The DCCC has reserved an additional $290,000 in S.C. markets for Spratt.

The group had $33.7 million in the bank at the start of this month, about twice as much as its Republican counterpart.

Thursday, July 15, 2010

Charlotte brings on consultants in effort to land 2012 Democratic convention

In its bid to land the 2012 Democratic National Convention, the City of Charlotte is bringing on two people very familiar with the Democratic National Committee.

Hired as consultants are Tom McMahon, former executive director of the Democratic National Committee, and Karen Finney, former communications director for the DNC.

The hirings are expected to be announced by Mayor Anthony Foxx at a 5 p.m. news conference at the Charlotte Chamber.

McMahon was the DNC's executive director from 2005-2009. Finney frequently appeared on TV news shows as a party spokeswoman.

Tuesday, July 13, 2010

Poll: Obama could drag down N.C. Democratic legislative candidates

A new survey by Raleigh's Public Policy Polling suggests that President Obama could hurt N.C. legislative candidates this fall.

The poll by the Democratic-leaning firm shows Obama's approval in the state is 46 percent while disapproval is 50 percent. But, says polling director Tom Jensen, "The big concern for Democrats at the state level is that voters unhappy with Obama are planning to vote Republicans for the Legislature this fall by a margin of 80-6."

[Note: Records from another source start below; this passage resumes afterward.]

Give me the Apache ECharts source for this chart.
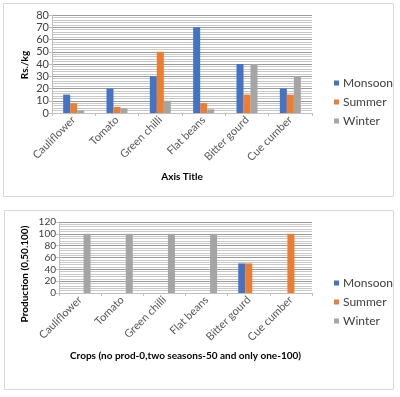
<!DOCTYPE html>
<html>
<head>
    <meta charset="utf-8">
    <title>ECharts</title>
    <script type="text/javascript" src="https://cdn.jsdelivr.net/npm/echarts@6/dist/echarts.min.js"></script>
    <style>
        body { margin: 0; background: #fff; }
    </style>
</head>
<body>
<div id="main" style="width: 400px;height:397px;"></div>
<script type="text/javascript">
    // data
    var crops = ['Cauliflower', 'Tomato', 'Green chilli', 'Flat beans', 'Bitter gourd', 'Cue cumber']
    var seasons = ['Monsoon', 'Summer', 'Winter']
    var colors = ['#4472C4', '#ED7D31', '#A5A5A5']

    // top chart: price Rs./kg
    var priceMonsoon = [15, 20, 30, 70, 40, 20]
    var priceSummer = [8, 5, 50, 8, 15, 15]
    var priceWinter = [2, 4, 10, 3, 40, 30]

    // bottom chart: production (0,50,100)
    var prodMonsoon = [0, 0, 0, 0, 50, 0]
    var prodSummer = [0, 0, 0, 0, 50, 100]
    var prodWinter = [100, 100, 100, 100, 0, 0]

    var font = 'Lato, "Liberation Sans", sans-serif'
    var myChart = echarts.init(document.getElementById('main'))

    function yAxis(idx, max, interval, size) {
        return {
            type: 'value',
            gridIndex: idx,
            min: 0,
            max: max,
            interval: interval,
            axisLine: {show: true, lineStyle: {color: '#bfbfbf'}},
            axisTick: {show: true, length: 3, lineStyle: {color: '#bfbfbf'}},
            axisLabel: {color: '#404040', fontSize: size, fontFamily: font, margin: 3},
            splitLine: {lineStyle: {color: '#9a9a9a', width: 1}},
            minorTick: {show: false, splitNumber: 5},
            minorSplitLine: {show: true, lineStyle: {color: '#c8c8c8', width: 1}}
        }
    }

    function xAxis(idx, name, gap) {
        return {
            type: 'category',
            gridIndex: idx,
            data: crops,
            name: name,
            nameLocation: 'middle',
            nameGap: gap,
            nameTextStyle: {color: '#000', fontSize: 10, fontWeight: 'bold', fontFamily: font},
            axisLine: {lineStyle: {color: '#bfbfbf'}},
            axisTick: {show: true, length: 3, lineStyle: {color: '#bfbfbf'}},
            axisLabel: {color: '#595959', fontSize: 11, fontFamily: font, rotate: 45, margin: 5, interval: 0}
        }
    }

    function bars(idx, values) {
        return values.map(function (v, i) {
            return {
                type: 'bar',
                name: seasons[i],
                xAxisIndex: idx,
                yAxisIndex: idx,
                data: v,
                barWidth: 7,
                barGap: '0%',
                itemStyle: {color: colors[i]},
                emphasis: {disabled: true}
            }
        })
    }

    function legend(top) {
        return {
            orient: 'vertical',
            left: 329,
            top: top,
            itemWidth: 5,
            itemHeight: 5,
            itemGap: 7,
            icon: 'rect',
            data: seasons,
            selectedMode: false,
            textStyle: {color: '#404040', fontSize: 12, fontFamily: font, padding: [0, 0, 0, -1]}
        }
    }

    var option = {
        animation: false,
        color: colors,
        grid: [
            {left: 52, top: 15, width: 260, height: 98},
            {left: 59, top: 222, width: 253, height: 71}
        ],
        xAxis: [
            xAxis(0, 'Axis Title', 59),
            xAxis(1, 'Crops (no prod-0,two seasons-50 and only one-100)', 58)
        ],
        yAxis: [
            yAxis(0, 80, 10, 11),
            yAxis(1, 120, 20, 10)
        ],
        legend: [legend(72), legend(272)],
        series: bars(0, [priceMonsoon, priceSummer, priceWinter])
            .concat(bars(1, [prodMonsoon, prodSummer, prodWinter])),
        graphic: [
            {type: 'rect', shape: {x: 3.5, y: 3.5, width: 390, height: 193},
                style: {fill: 'none', stroke: '#d9d9d9', lineWidth: 1}, silent: true},
            {type: 'rect', shape: {x: 4.5, y: 210.5, width: 389, height: 179},
                style: {fill: 'none', stroke: '#d9d9d9', lineWidth: 1}, silent: true},
            {type: 'text', x: 25, y: 65, rotation: Math.PI / 2,
                style: {text: 'Rs./kg', fill: '#000', font: 'bold 10px ' + font, align: 'center', verticalAlign: 'middle'}},
            {type: 'text', x: 25, y: 274, rotation: Math.PI / 2,
                style: {text: 'Production (0,50.100)', fill: '#000', font: 'bold 10px ' + font, align: 'center', verticalAlign: 'middle'}}
        ]
    }
    myChart.setOption(option)
</script>
</body>
</html>
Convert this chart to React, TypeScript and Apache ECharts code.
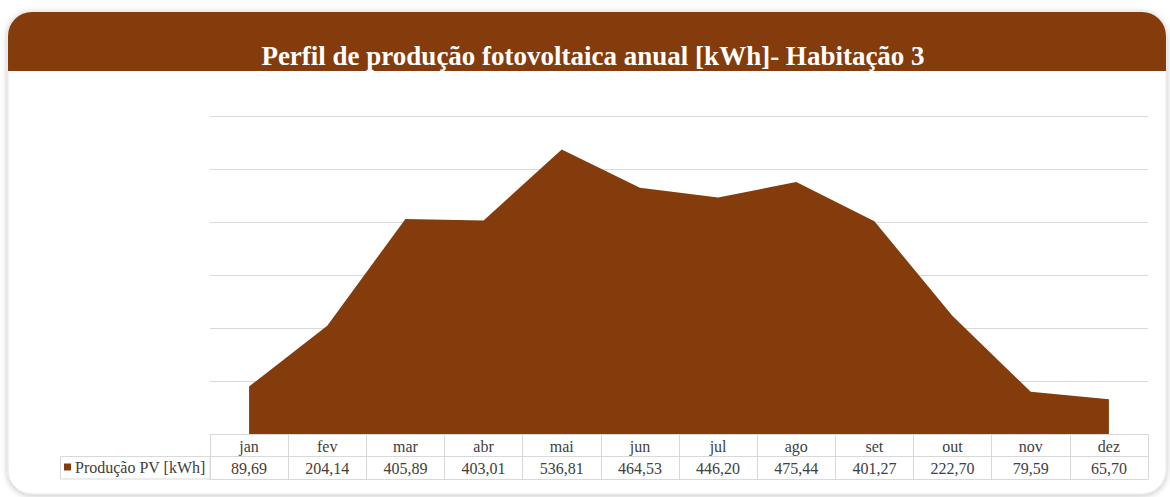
import React, { useEffect, useRef } from "react";
import * as echarts from "echarts";

const months = ["jan", "fev", "mar", "abr", "mai", "jun", "jul", "ago", "set", "out", "nov", "dez"];
const production = [89.69, 204.14, 405.89, 403.01, 536.81, 464.53, 446.2, 475.44, 401.27, 222.7, 79.59, 65.7];
const seriesName = "Produção PV [kWh]";
const titleText = "Perfil de produção fotovoltaica anual [kWh]- Habitação 3";
const yMin = 0;
const yMax = 600;
const yInterval = 100;

const BROWN = "#843c0c";
const LINE = "#d9d9d9";
const SERIF = "'Liberation Serif', 'Times New Roman', serif";
const TXT = "#404040";

const fmt = (v: number) => v.toFixed(2).replace(".", ",");

export default function App() {
  const ref = useRef<HTMLDivElement>(null);
  useEffect(() => {
    if (!ref.current) return;
    const chart = echarts.init(ref.current, null, { renderer: "svg" });
    chart.setOption({
      animation: false,
      graphic: [
        {
          type: "rect",
          z: -10,
          shape: { x: 8, y: 12, width: 1158, height: 482, r: 24 },
          style: { fill: "#fff", stroke: "#e6e6e6", lineWidth: 1, shadowBlur: 6, shadowColor: "rgba(0,0,0,0.25)", shadowOffsetY: 1 },
        },
        {
          type: "rect",
          z: -9,
          shape: { x: 8, y: 12, width: 1158, height: 59, r: [24, 24, 0, 0] },
          style: { fill: BROWN },
        },
        {
          type: "text",
          z: 10,
          x: 593,
          y: 56,
          style: {
            text: titleText,
            fill: "#fff",
            font: `bold 27px ${SERIF}`,
            textAlign: "center",
            textVerticalAlign: "middle",
          },
        },
        {
          type: "rect",
          z: 5,
          shape: { x: 60.5, y: 456.5, width: 149.5, height: 22.5 },
          style: { fill: "none", stroke: LINE, lineWidth: 1 },
        },
      ],
      legend: {
        left: 64,
        top: 459,
        padding: 0,
        icon: "rect",
        itemWidth: 7,
        itemHeight: 7,
        itemGap: 4,
        textStyle: { fontFamily: SERIF, fontSize: 16, color: TXT, padding: [0, 0, 0, -1] },
        data: [seriesName],
      },
      grid: { left: 210, right: 22, top: 116, bottom: 63 },
      xAxis: [
        {
          type: "category",
          data: months,
          position: "bottom",
          boundaryGap: true,
          axisLine: { show: true, lineStyle: { color: LINE, width: 1 } },
          axisTick: { show: true, length: 45, lineStyle: { color: LINE, width: 1 } },
          axisLabel: { margin: 4, fontFamily: SERIF, fontSize: 16, color: TXT, interval: 0 },
          splitLine: { show: false },
        },
        {
          type: "category",
          data: months,
          position: "bottom",
          offset: 22,
          boundaryGap: true,
          axisLine: { show: true, lineStyle: { color: LINE, width: 1 } },
          axisTick: { show: false },
          axisLabel: {
            margin: 4,
            fontFamily: SERIF,
            fontSize: 16,
            color: TXT,
            interval: 0,
            formatter: (_v: string, i: number) => fmt(production[i]),
          },
        },
        {
          type: "category",
          data: months,
          position: "bottom",
          offset: 45,
          boundaryGap: true,
          axisLine: { show: true, lineStyle: { color: LINE, width: 1 } },
          axisTick: { show: false },
          axisLabel: { show: false },
        },
      ],
      yAxis: {
        type: "value",
        min: yMin,
        max: yMax,
        interval: yInterval,
        axisLabel: { show: false },
        axisLine: { show: false },
        axisTick: { show: false },
        splitLine: { show: true, lineStyle: { color: LINE, width: 1 } },
      },
      series: [
        {
          name: seriesName,
          type: "line",
          xAxisIndex: 0,
          data: production,
          symbol: "none",
          lineStyle: { width: 0, color: BROWN },
          itemStyle: { color: BROWN },
          areaStyle: { color: BROWN, opacity: 1 },
          z: 3,
        },
      ],
    });
    return () => chart.dispose();
  }, []);
  return (
    <div style={{ position: "fixed", left: 0, top: 0, width: 1170, height: 497, background: "#fff" }}>
      <div ref={ref} style={{ width: 1170, height: 497 }} />
    </div>
  );
}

Republicans are optimistic about winning either the House or Senate or both this fall.

The PPP poll comes out the same day as a new Washington Post/ABC News poll that shows public confidence in Obama at a new low.

Thursday, July 01, 2010

Andrew Young: Elizabeth Edwards 'not facing the facts and not taking responsibility'

It's no secret that there's little love lost between Elizabeth Edwards and her husband John' s former aide, Andrew Young. Now Young has responded to Edwards' appearance Wednesday on the "Today" show.

Answering a question from Matt Lauer, Edwards dismissed Young's tell-all book, "The Politician."

"I wasn't particularly worried about anything Andrew Young said," she told Lauer. "His -- I don't mind saying that his book is just -- it's not that he didn't have a good story to tell, he did. But it's so filled with lies that ... I don't consider it having any bearing whatsoever on the truth, particularly with respect to me."

Young responded in an email to the Observer.

"As much as I admire Elizabeth's resilience and understand her pain, I am disappointed that she
is not yet facing the truth about the scandal that hurt so many people, and our country. She is not facing the facts and not taking responsibility for her role in constructing the myth of John Edwards and enabling him to carry on a terrible deception. Instead she continues to blame others and presents versions of events that are distorted. This approach -- an attempt to manufacture reality and deny responsibility -- set the stage for the Edwards debacle and only makes people feel even more cynical about our leaders and politics as it is practiced today.

"Having admitted she has not read my book, Elizabeth nevertheless declared it is inaccurate and false and that I present myself as a hero. Anyone who has read The Politician, or has seen me discuss my mistakes and failures in many interviews knows that I do not consider myself a hero. I am a man trying to share what I have learned about politics, human nature, and myself with the hope that the truth will benefit us all.

"Because of performances like yesterday, people are too quick to write this scandal off as just a soap opera. But there are powerful lessons that John and Elizabeth could teach this country, not about the two Americas - that opportunity is gone. But they could help us learn about the allure of the White House, the pitfalls of being in a position of such great power and how we can improve the current election system so a scandal like this doesn't jeopardize the presidency again."